What can I know? If I know that I can know, I'll give it all the time it takes. I've tried the purely intellectual way. I was taught to question everything. I think that's why I'm here.

One thing good that came from this discussion is that I'm no longer mad at God. I am still pretty steamed about a lot of things, but no longer at God. At least not at the moment.

apothanein kerdos
Oct 14th 2008, 01:40 AM
What can I know? If I know that I can know, I'll give it all the time it takes. I've tried the purely intellectual way. I was taught to question everything. I think that's why I'm here.

One thing good that came from this discussion is that I'm no longer mad at God. I am still pretty steamed about a lot of things, but no longer at God. At least not at the moment.


The old phrase de omnibus dubitandum (doubt everything) is something Nietzsche offered up as an argument. The problem with doubting everything, however, is that it's self-contradictory.
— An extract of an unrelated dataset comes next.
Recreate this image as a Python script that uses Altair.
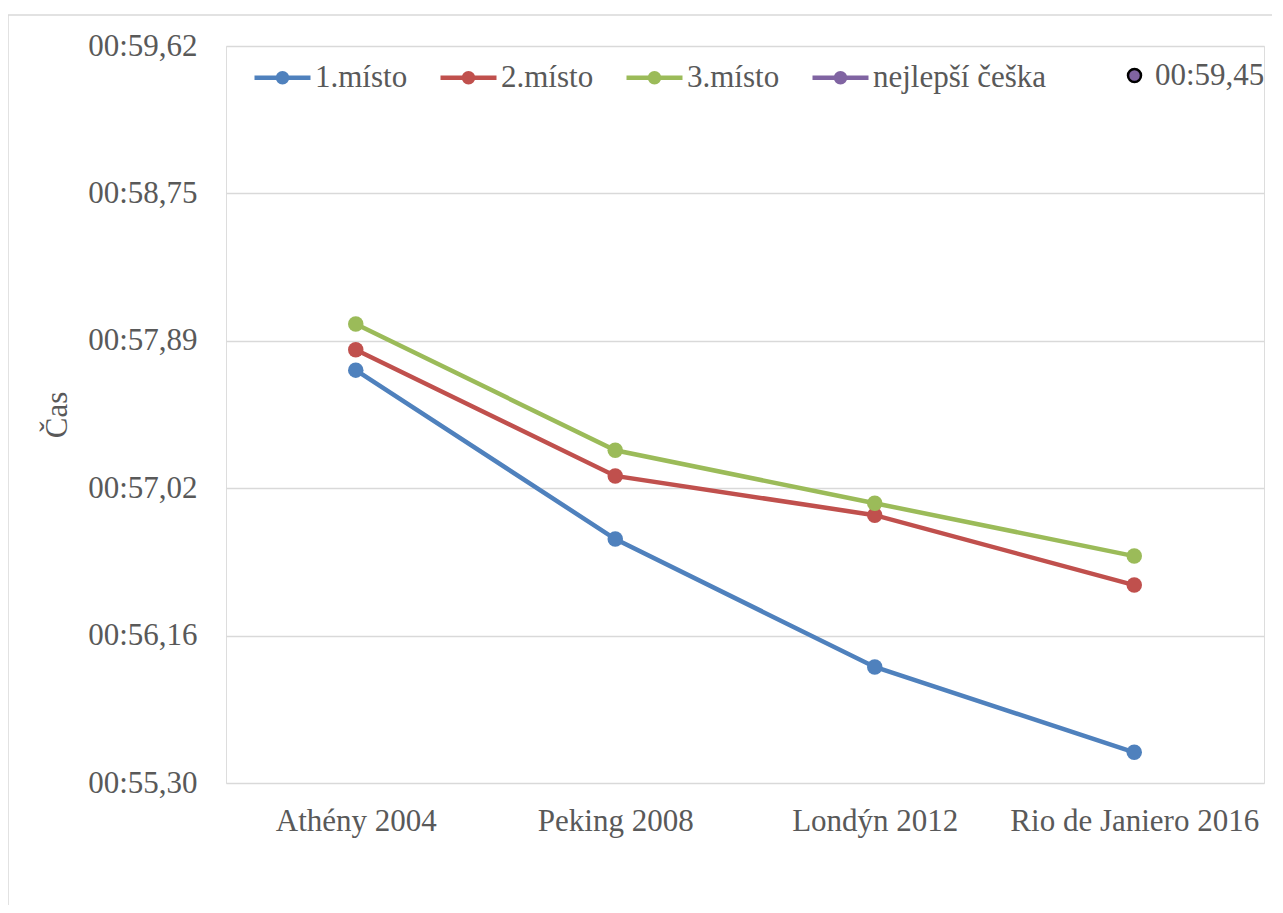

I would have to doubt my own existence, or doubt that I am really thinking - yet here I am, thinking and existing.

Thus, things can be known and not everything is to be doubted.

A good start would be True Spirituality by Francis Schaeffer, which mixes the intellect and the spiritual aspect (as one should never pursue anything purely intellectually, that will get you no where).

The second would would be Christianity for Modern Pagans by Peter Kreeft.

Also, what *hope* said is really good and I'd suggest you contemplate on that for a while.

Feel free to start a separate topic on this issue if you want.

stillforgiven
Oct 14th 2008, 01:49 AM
I've written down what you two (AK & Hope) have said, and I'll come back on a new thread when I have more questions.

To the mods, thanks for letting me hijack the thread. This is the first breakthrough I've had in months. I was just about ready to say I wasn't a Christian any longer, because I figured I wasn't, even though it frightened me to admit it. Maybe I still am, or close to being one again.

To the OP, sorry for hijacking the thread. I give it back now.